Lets start with an example. Suppose N=5 and k=3(assuming that there will be three parts after division).Let our array be {1,2,8,4,9}. We can observe that if k was equal to 1, then sum of maximum partition would be sum(all array elements) i.e., 24 and if k=5, then sum of maximum partition would be max(all array elements) i.e, 9. Now, we can observe that as k increases, sum of maximum partition's minimum value decreases. Our algorithm will take the help of binary search in doing so.

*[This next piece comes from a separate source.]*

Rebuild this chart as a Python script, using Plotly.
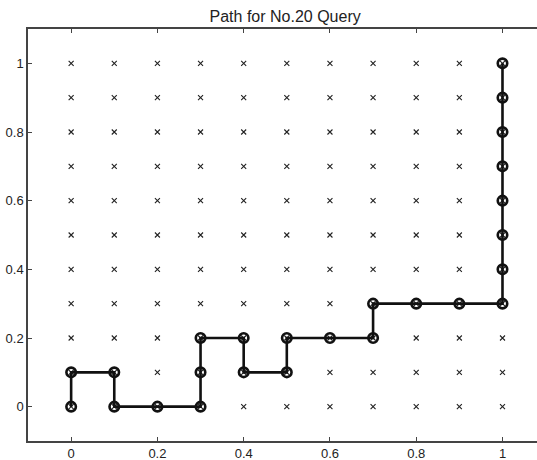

But how to do it????? By looking at the question-we can see, we have to find the minimum of maximum which arouses the feeling of problems like- "FFFFTTTTTTTT" where we have to find the first T. We are going to do exactly the same stuff but will take the help of a function in doing so.(Look at the code and answer from here, parallelly)..The helper function will find the value of K when the minimum sum of maximum partition is provided.We will initialize low=max(all array elements),here low=9 and high=sum(all array elements)i.e.,high=24.Therefore,mid=16,So,for min_max_dist=16,our helper function will return the number of k required.If number of k>K,it means that our min_max_dist can accommodate more values in it.So,we will increment our low value to mid+1 and if number of k<=K, it means that in less number of partition,we can achieve that min_max_dist,,but we can do more partition and therefore we can decrease high value to mid.So,our code will execute on our example in following way:-

    low           high               mid       number_of_k
    9             24                 16         9
    9             16                 12         2
    9             12                 10         4
    11            12                 11         3

and finally our result->low=11 will be returned..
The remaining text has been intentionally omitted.